ダリブロ 安田理央Blog

フリーライター安田理央のBlogです。

「アンヴィル!夢を諦めきれない男たち」

 80年代初頭のへヴィメタルブームで注目を浴び、後進のバンドにも大きな影響を与えたアンヴィル。しかし同時期に活躍していた多くのバンドが商業的に成功していったのに対して彼らはシーンから無視され、不遇の時を過ごす。そしてリーダーのリップスは50歳を迎える。未だに彼らは音楽でビッグになるという夢をあきらめず、地元のカナダで活動を続けていた。もちろんバンドでは食えず、給食センターの運転手として働きつつ…。
 そんなリップスと、常に彼と活動を共にしてきたドラマーのロブの二人を中心に、アンヴィルの現状を追ったドキュメンタリー。マイケル・ムーアキアヌ・リーブスダスティン・ホフマンなどが絶賛するなど、話題となっている。

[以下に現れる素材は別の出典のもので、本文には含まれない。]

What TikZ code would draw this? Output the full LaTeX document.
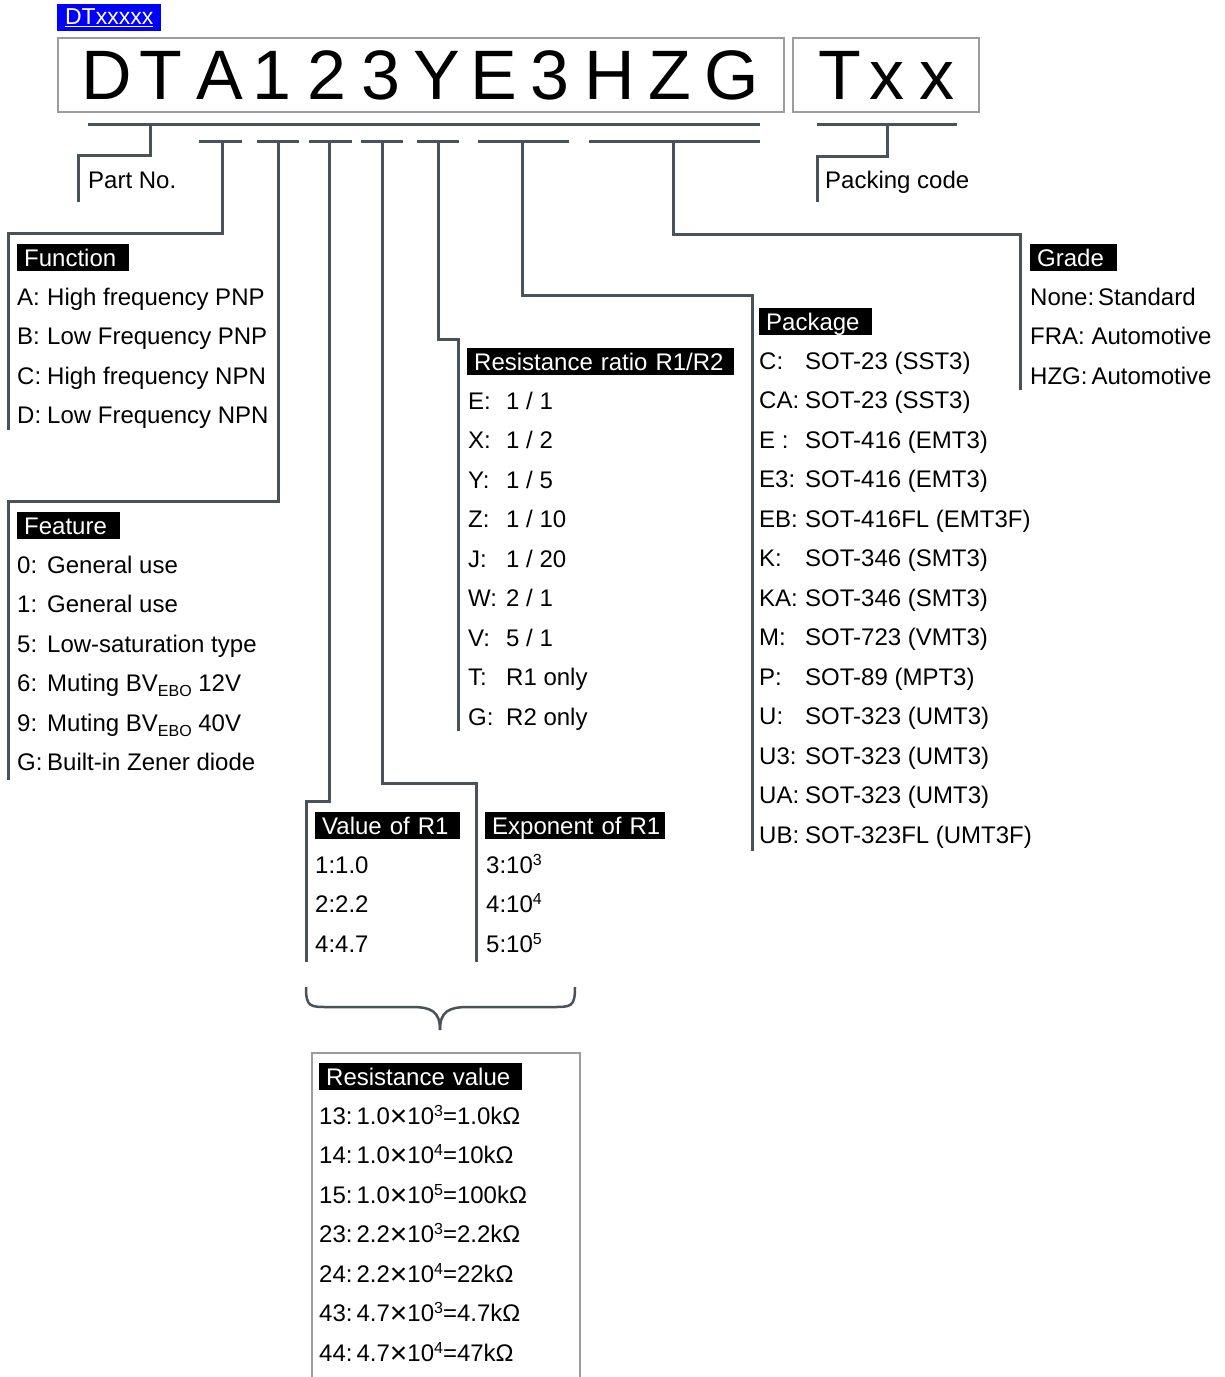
\documentclass[tikz,border=0pt]{standalone}
\usepackage{fontspec}
\setmainfont{Liberation Sans}
\definecolor{linec}{HTML}{4A5259}
\definecolor{framec}{HTML}{9C9C9C}
\definecolor{tagblue}{HTML}{0000FF}
\newcommand{\supx}[1]{\raisebox{8pt}{\fontsize{16}{16}\selectfont #1}}
\newcommand{\subx}[1]{\raisebox{-5pt}{\fontsize{16}{16}\selectfont #1}}
\newcommand{\tms}{\raisebox{-2pt}{\fontsize{30}{30}\selectfont ×}}
\begin{document}
\begin{tikzpicture}[x=1pt,y=-1pt,
  conn/.style={draw=linec, line width=3pt},
  frame/.style={draw=framec, line width=1.5pt},
  hdr/.style={fill=black, text=white, anchor=north west, inner xsep=7pt, inner ysep=0pt,
    minimum height=27pt, text height=17.2pt, text depth=0pt, align=left,
    font=\fontsize{24}{24}\selectfont},
  itm/.style={anchor=base west, inner sep=0pt, font=\fontsize{24}{24}\selectfont},
  big/.style={anchor=base, inner sep=0pt, font=\fontsize{70}{70}\selectfont}]
\useasboundingbox (0,0) rectangle (1225,1377);

% top tag
\node[fill=tagblue, text=white, anchor=north west, minimum width=104pt, minimum height=27pt,
  inner sep=0pt, font=\fontsize{23}{23}\selectfont] (tag) at (57,4) {\underline{DTxxxxx}};

% code boxes
\node[frame, anchor=north west, minimum width=726pt, minimum height=74pt, inner sep=0pt] (codebox) at (57,37) {};
\node[frame, anchor=north west, minimum width=186pt, minimum height=74pt, inner sep=0pt] (packbox) at (792,37) {};
\foreach \c/\x [count=\i] in {D/107,T/161,A/220,1/272,2/327,3/381,Y/437,E/494,3/550,H/610,Z/670,G/732}{
  \node[big] (ch\i) at (\x,99.5) {\c};
}
\node[big] (pT) at (840,99.5) {T};
\node[big] (px1) at (887,99.5) {x};
\node[big] (px2) at (937,99.5) {x};

% underline bars
\coordinate (barL) at (88,124);
\coordinate (barR) at (760,124);
\draw[conn] (barL) -- (barR);
\coordinate (pbarL) at (817,124);
\coordinate (pbarR) at (957,124);
\draw[conn] (pbarL) -- (pbarR);
\foreach \a/\b in {199/242,257/299,309/352,361/403,417/459,478/569,589/760}{
  \draw[conn] (\a,141) -- (\b,141);
}

% stems
\coordinate (sPart) at (150,124);
\coordinate (sFunc) at (222,141);
\coordinate (sFeat) at (278,141);
\coordinate (sVal) at (329,141);
\coordinate (sExp) at (382,141);
\coordinate (sRat) at (438,141);
\coordinate (sPkg) at (522,141);
\coordinate (sGrd) at (673,141);
\coordinate (sPack) at (887,124);

\coordinate (ePart) at (78,202);
\coordinate (eFunc) at (8,430);
\coordinate (eFeat) at (8,780);
\coordinate (eVal) at (306,962);
\coordinate (eExp) at (476,962);
\coordinate (eRat) at (458,731);
\coordinate (ePkg) at (752,851);
\coordinate (eGrd) at (1020,390);
\coordinate (ePack) at (817,202);

\draw[conn] (sPart) -- (150,155) -- (78,155) -- (ePart);
\draw[conn] (sFunc) -- (222,233) -- (8,233) -- (eFunc);
\draw[conn] (sFeat) -- (278,501) -- (8,501) -- (eFeat);
\draw[conn] (sVal) -- (329,801) -- (306,801) -- (eVal);
\draw[conn] (sExp) -- (382,783) -- (476,783) -- (eExp);
\draw[conn] (sRat) -- (438,339) -- (458,339) -- (eRat);
\draw[conn] (sPkg) -- (522,295) -- (752,295) -- (ePkg);
\draw[conn] (sGrd) -- (673,234) -- (1020,234) -- (eGrd);
\draw[conn] (sPack) -- (887,156) -- (817,156) -- (ePack);

\node[itm] (partno) at (88,188) {Part No.};
\node[itm] (packing) at (825,188) {Packing code};

% Function
\node[hdr, text width=98pt] (hFunc) at (17,244) {Function};
\foreach \l/\v [count=\i from 0] in {A:/High frequency PNP,B:/Low Frequency PNP,C:/High frequency NPN,D:/Low Frequency NPN}{
  \node[itm] (func\i) at (17,305+39.5*\i) {\makebox[30pt][l]{\l}\v};
}

% Feature
\node[hdr, text width=89pt] (hFeat) at (17,512) {Feature};
\node[itm] (feat0) at (17,573) {\makebox[30pt][l]{0:}General use};
\node[itm] (feat1) at (17,612.5) {\makebox[30pt][l]{1:}General use};
\node[itm] (feat2) at (17,652) {\makebox[30pt][l]{5:}Low-saturation type};
\node[itm] (feat3) at (17,691.5) {\makebox[30pt][l]{6:}Muting BV\subx{EBO} 12V};
\node[itm] (feat4) at (17,731) {\makebox[30pt][l]{9:}Muting BV\subx{EBO} 40V};
\node[itm] (feat5) at (17,770.5) {\makebox[30pt][l]{G:}Built-in Zener diode};

% Resistance ratio
\node[hdr, text width=253pt] (hRat) at (467,348) {Resistance ratio R1/R2};
\foreach \l/\v [count=\i from 0] in {E:/{1 / 1},X:/{1 / 2},Y:/{1 / 5},Z:/{1 / 10},J:/{1 / 20},W:/{2 / 1},V:/{5 / 1},T:/{R1 only},G:/{R2 only}}{
  \node[itm] (rat\i) at (468,409+39.5*\i) {\makebox[38pt][l]{\l}\v};
}

% Package
\node[hdr, text width=99pt] (hPkg) at (759,308) {Package};
\foreach \l/\v [count=\i from 0] in {C:/SOT-23 (SST3),CA:/SOT-23 (SST3),E :/SOT-416 (EMT3),E3:/SOT-416 (EMT3),EB:/SOT-416FL (EMT3F),K:/SOT-346 (SMT3),KA:/SOT-346 (SMT3),M:/SOT-723 (VMT3),P:/SOT-89 (MPT3),U:/SOT-323 (UMT3),U3:/SOT-323 (UMT3),UA:/SOT-323 (UMT3),UB:/SOT-323FL (UMT3F)}{
  \node[itm] (pkg\i) at (759,369+39.5*\i) {\makebox[46pt][l]{\l}\v};
}

% Grade
\node[hdr, text width=73pt] (hGrd) at (1030,244) {Grade};
\node[itm] (grd0) at (1030,305) {None:\hspace{4pt}Standard};
\node[itm] (grd1) at (1030,344.5) {FRA: Automotive};
\node[itm] (grd2) at (1030,384) {HZG:\hspace{4pt}Automotive};

% Value of R1
\node[hdr, text width=131pt] (hVal) at (315,812) {Value of R1};
\node[itm] (val0) at (315,873) {1:1.0};
\node[itm] (val1) at (315,912.5) {2:2.2};
\node[itm] (val2) at (315,952) {4:4.7};

% Exponent of R1
\node[hdr, text width=166pt] (hExp) at (485,812) {\mbox{Exponent of R1}};
\node[itm] (exp0) at (486,873) {3:10\supx{3}};
\node[itm] (exp1) at (486,912.5) {4:10\supx{4}};
\node[itm] (exp2) at (486,952) {5:10\supx{5}};

% brace
\coordinate (brL) at (306,987);
\coordinate (brR) at (575,987);
\coordinate (brTip) at (440,1030);
\draw[draw=linec, line width=2.5pt] (brL) .. controls (306,1007) and (310,1007) .. (328,1007)
  -- (412,1007) .. controls (432,1007) and (440,1012) .. (brTip);
\draw[draw=linec, line width=2.5pt] (brR) .. controls (575,1007) and (571,1007) .. (553,1007)
  -- (468,1007) .. controls (448,1007) and (440,1012) .. (brTip);

% Resistance value box
\coordinate (rvBL) at (312,1380);
\coordinate (rvBR) at (580,1380);
\draw[frame] (rvBL) -- (312,1053) -- (580,1053) -- (rvBR);
\node[hdr, text width=189pt] (hRv) at (319,1063) {Resistance value};
\foreach \v [count=\i from 0] in {13:\hspace{4pt}1.0\tms10\supx{3}=1.0kΩ,14:\hspace{4pt}1.0\tms10\supx{4}=10kΩ,15:\hspace{4pt}1.0\tms10\supx{5}=100kΩ,23:\hspace{4pt}2.2\tms10\supx{3}=2.2kΩ,24:\hspace{4pt}2.2\tms10\supx{4}=22kΩ,43:\hspace{4pt}4.7\tms10\supx{3}=4.7kΩ,44:\hspace{4pt}4.7\tms10\supx{4}=47kΩ}{
  \node[itm] (rv\i) at (319,1124+39.5*\i) {\v};
}
\end{tikzpicture}
\end{document}
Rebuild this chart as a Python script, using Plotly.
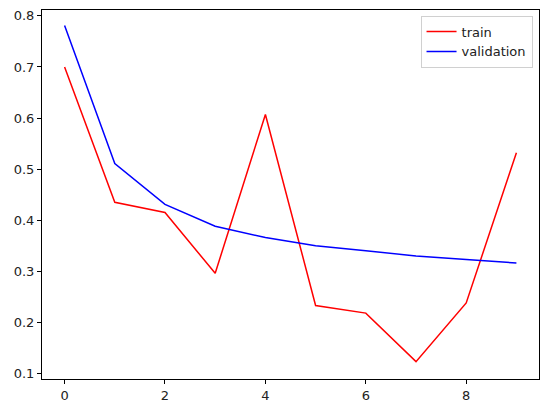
import plotly.graph_objects as go

epochs = list(range(10))
train = [0.700, 0.435, 0.415, 0.296, 0.607, 0.233, 0.218, 0.123, 0.238, 0.532]
validation = [0.781, 0.511, 0.431, 0.388, 0.366, 0.350, 0.340, 0.330, 0.323, 0.316]

fig = go.Figure()
fig.add_trace(go.Scatter(x=epochs, y=train, mode="lines", name="train",
                         line=dict(color="red", width=1.5)))
fig.add_trace(go.Scatter(x=epochs, y=validation, mode="lines", name="validation",
                         line=dict(color="blue", width=1.5)))

axis_common = dict(showgrid=False, zeroline=False, showline=True, linecolor="black",
                   linewidth=1, mirror=True, ticks="outside", ticklen=4, tickcolor="black",
                   tickfont=dict(family="DejaVu Sans", size=13, color="#222"))
fig.update_xaxes(range=[-0.45, 9.45], tickvals=[0, 2, 4, 6, 8], **axis_common)
fig.update_yaxes(range=[0.089, 0.8115], tickvals=[0.1, 0.2, 0.3, 0.4, 0.5, 0.6, 0.7, 0.8],
                 tickformat=".1f", **axis_common)

fig.update_layout(
    width=547, height=413,
    margin=dict(l=42, r=8, t=10, b=34),
    plot_bgcolor="white", paper_bgcolor="white",
    font=dict(family="DejaVu Sans", size=13, color="#222"),
    legend=dict(x=0.987, y=0.985, xanchor="right", yanchor="top",
                bgcolor="rgba(255,255,255,0.8)", bordercolor="#d0d0d0", borderwidth=1,
                font=dict(size=13), tracegroupgap=0),
    showlegend=True,
)

fig.write_html("out.html")
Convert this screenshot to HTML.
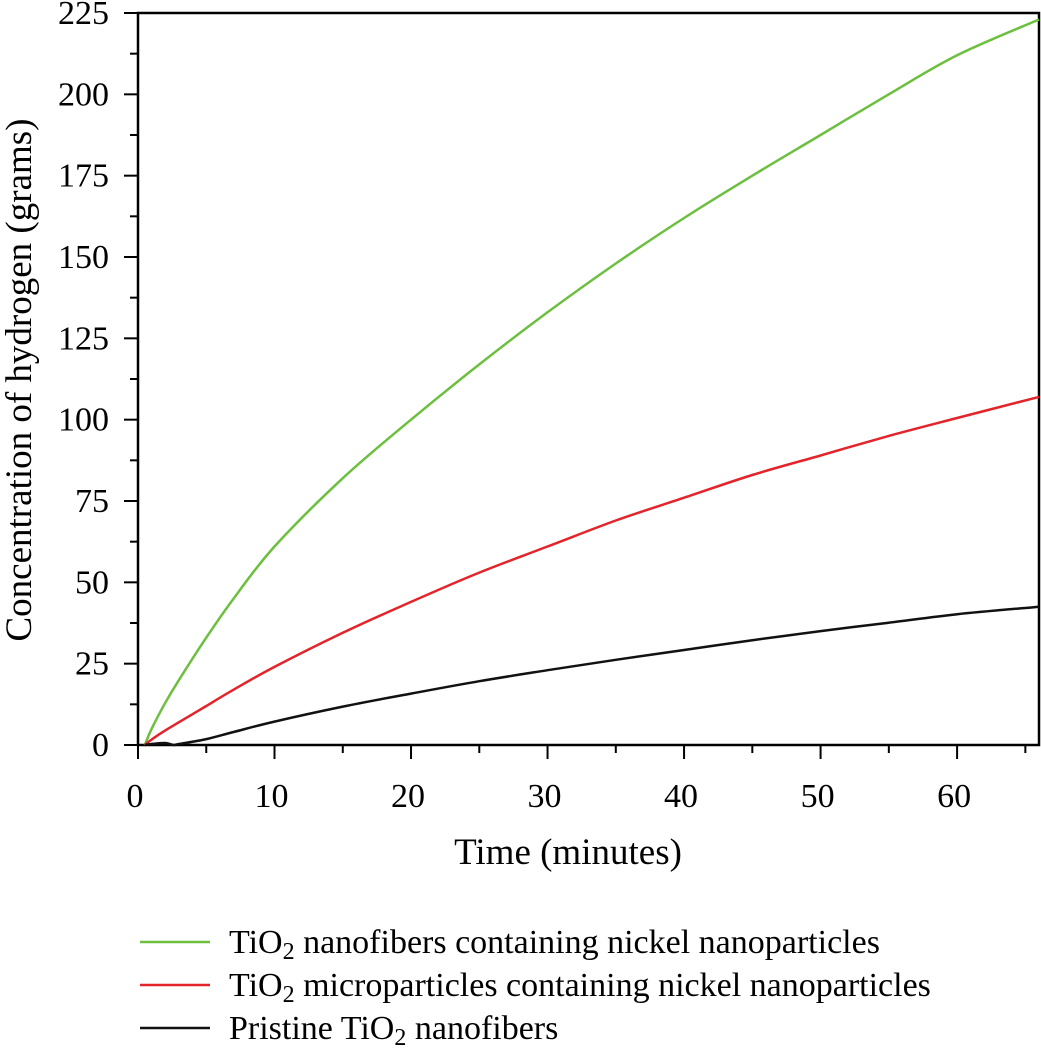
<!DOCTYPE html>
<html><head><meta charset="utf-8"><style>
body{margin:0;background:#fff}
svg text{font-family:"Liberation Serif",serif;fill:#000}
</style></head><body>
<svg width="1041" height="1050" id="c">
</svg>
<script>
const xTicks=[0,10,20,30,40,50,60];
const yTicks=[0,25,50,75,100,125,150,175,200,225];
const xs=[0.5,1,2,3,5,7,10,15,20,25,30,35,40,45,50,55,60,66];
const green=[0,5,13,20,33,45,61,82,100,117,133,148,162,175,187.5,200,212,223];
const red=[0,1.7,4.5,7,12,17,24,34.5,44,53,61,69,76,83,89,95,100.5,107];
const bx=[0.5,1,2,2.6,3,5,7,10,15,20,25,30,35,40,45,50,55,60,66];
const black=[0,0.3,0.6,0,0.3,1.8,4,7.2,11.8,15.8,19.6,23,26.2,29.2,32.2,35,37.6,40.2,42.5];
const L=138,R=1039,T=13,B=745,XMAX=66,YMAX=225;
const X=v=>L+(v/XMAX)*(R-L), Y=v=>B-(v/YMAX)*(B-T);
const svg=document.getElementById('c');const NS='http://www.w3.org/2000/svg';
function mk(t,a,p){const e=document.createElementNS(NS,t);for(const k in a)e.setAttribute(k,a[k]);(p||svg).appendChild(e);return e;}
let r=mk('rect',{x:L,y:T,width:R-L,height:B-T,fill:'none',stroke:'#000','stroke-width':2.5});


for(let v=0;v<=XMAX;v+=5){const major=v%10===0;let t=mk('line',{x1:X(v),x2:X(v),y1:B,y2:B+(major?14:8),stroke:'#000','stroke-width':2});

}
xTicks.forEach(v=>{let t=mk('text',{x:X(v)-3,y:B+62,'text-anchor':'middle','font-size':34});t.textContent=v;

});
for(let v=0;v<=YMAX;v+=12.5){const major=v%25===0;let t=mk('line',{x1:L,x2:L-(major?14:8),y1:Y(v),y2:Y(v),stroke:'#000','stroke-width':2});

}
yTicks.forEach(v=>{let t=mk('text',{x:L-29,y:Y(v)+11,'text-anchor':'end','font-size':34});t.textContent=v;

});
let xt=mk('text',{x:568,y:864,'text-anchor':'middle','font-size':37});xt.textContent='Time (minutes)';


let yt=mk('text',{x:0,y:0,'text-anchor':'middle','font-size':37,transform:'translate(31,380) rotate(-90)'});yt.textContent='Concentration of hydrogen (grams)';


function series(xv,yv,col,name){const P=xv.map((x,i)=>[X(x),Y(yv[i])]);
let d='M'+P[0][0].toFixed(1)+','+P[0][1].toFixed(1);
for(let i=0;i<P.length-1;i++){const p0=P[Math.max(0,i-1)],p1=P[i],p2=P[i+1],p3=P[Math.min(P.length-1,i+2)];
const c1=[p1[0]+(p2[0]-p0[0])/6,p1[1]+(p2[1]-p0[1])/6],c2=[p2[0]-(p3[0]-p1[0])/6,p2[1]-(p3[1]-p1[1])/6];
d+='C'+c1.map(n=>n.toFixed(1)).join(',')+' '+c2.map(n=>n.toFixed(1)).join(',')+' '+p2.map(n=>n.toFixed(1)).join(',');}
let p=mk('path',{d:d,fill:'none',stroke:col,'stroke-width':2.5,'stroke-linejoin':'round'});

}
series(xs,green,'#6cbf3f','series-nanofibers-nickel');
series(xs,red,'#e3242b','series-microparticles-nickel');
series(bx,black,'#111','series-pristine');
const leg=[['#6cbf3f','nanofibers containing nickel nanoparticles',942],['#e3242b','microparticles containing nickel nanoparticles',985],['#111','',1028]];
leg.forEach((l,i)=>{let g=mk('g',{});


mk('line',{x1:140,x2:210,y1:l[2],y2:l[2],stroke:l[0],'stroke-width':2.5},g);
let t=mk('text',{x:229,y:l[2]+11,'font-size':34},g);
if(i<2){t.innerHTML='TiO<tspan font-size="24" dy="6">2</tspan><tspan dy="-6"> '+l[1]+'</tspan>';}
else{t.innerHTML='Pristine TiO<tspan font-size="24" dy="6">2</tspan><tspan dy="-6"> nanofibers</tspan>';}});
</script>
</body></html>
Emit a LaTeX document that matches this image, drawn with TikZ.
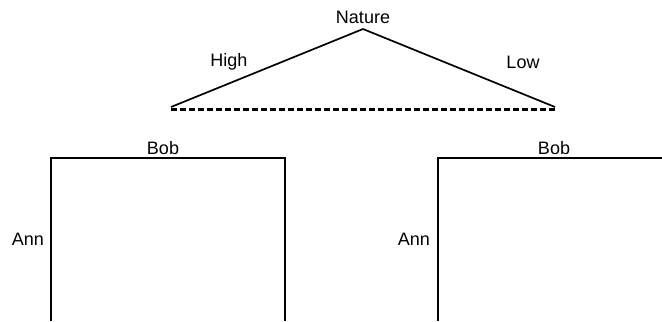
\documentclass[tikz,border=0pt]{standalone}
\usepackage{fontspec}
\setmainfont{Liberation Sans}
\begin{document}
\begin{tikzpicture}[x=1bp, y=-1bp, font=\fontsize{18bp}{20bp}\selectfont]
\useasboundingbox (0,0) rectangle (662,321);
% game tree
\coordinate (N) at (363,29);
\coordinate (H) at (171,107);
\coordinate (L) at (555,107);
\node[anchor=base, inner sep=0pt] (nature) at (363,23) {Nature};
\node[inner sep=0pt] (high) at (229,62) {High};
\node[inner sep=0pt] (low) at (523,62) {Low};
\path [-, line width=1.7bp, draw=black] (N) edge (H);
\path [-, line width=1.7bp, draw=black] (N) edge (L);
\path [-, line width=2.3bp, draw=black, dash pattern=on 6bp off 3bp] ([yshift=-2.5bp]H) edge ([yshift=-2.5bp]L);
% left matrix
\coordinate (A1) at (51,321);
\coordinate (B1) at (51,158);
\coordinate (C1) at (285,158);
\coordinate (D1) at (285,321);
\node[anchor=base, inner sep=0pt] (bob1) at (163,154) {Bob};
\node[anchor=east, inner sep=0pt] (ann1) at (44,239) {Ann};
\draw[line width=2.3bp] (A1) -- (B1) -- (C1) -- (D1);
% right matrix
\coordinate (A2) at (438,321);
\coordinate (B2) at (438,158);
\coordinate (C2) at (662,158);
\node[anchor=base, inner sep=0pt] (bob2) at (554,154) {Bob};
\node[anchor=east, inner sep=0pt] (ann2) at (430,239) {Ann};
\draw[line width=2.3bp] (A2) -- (B2) -- (C2);
\end{tikzpicture}
\end{document}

 いやぁ、もう切なくて直視できない映画ですよ。特に僕は今年、25年活動してきたバンドを解散しようという状態で見たので、なおさらシーンのひとつひとつが心に突き刺さります。家族から白い目で見られるリップス、お客のほとんどいない会場で全力で演奏するリップス、自信満々で持ち込んだニューアルバムの音源(もちろん自主制作)がレコード会社で全く相手にされないリップス。
 
 僕自身はリップスほど、音楽に打ち込むことはできなかったけれど、あれはもうひとつの自分の未来なのかなぁという気持ちで見ていました。確かにリップスの置かれている状況は厳しく、みじめなものだけれど、あそこまで自分のスタイルを貫き、自分の音楽を信じられるなんて、羨ましく思えました。

 ラスト、はるばるやってきた日本でのライブ。楽屋からステージに向かう長い通路で、客が入っているのか入っていないのか、不安に襲われながらステージに向かうリップスたち。見ていながら、一緒に祈ってしまいましたよ、ロックの神に。

 ま、アンヴィルの音楽自体は苦手なんですけどね(笑)。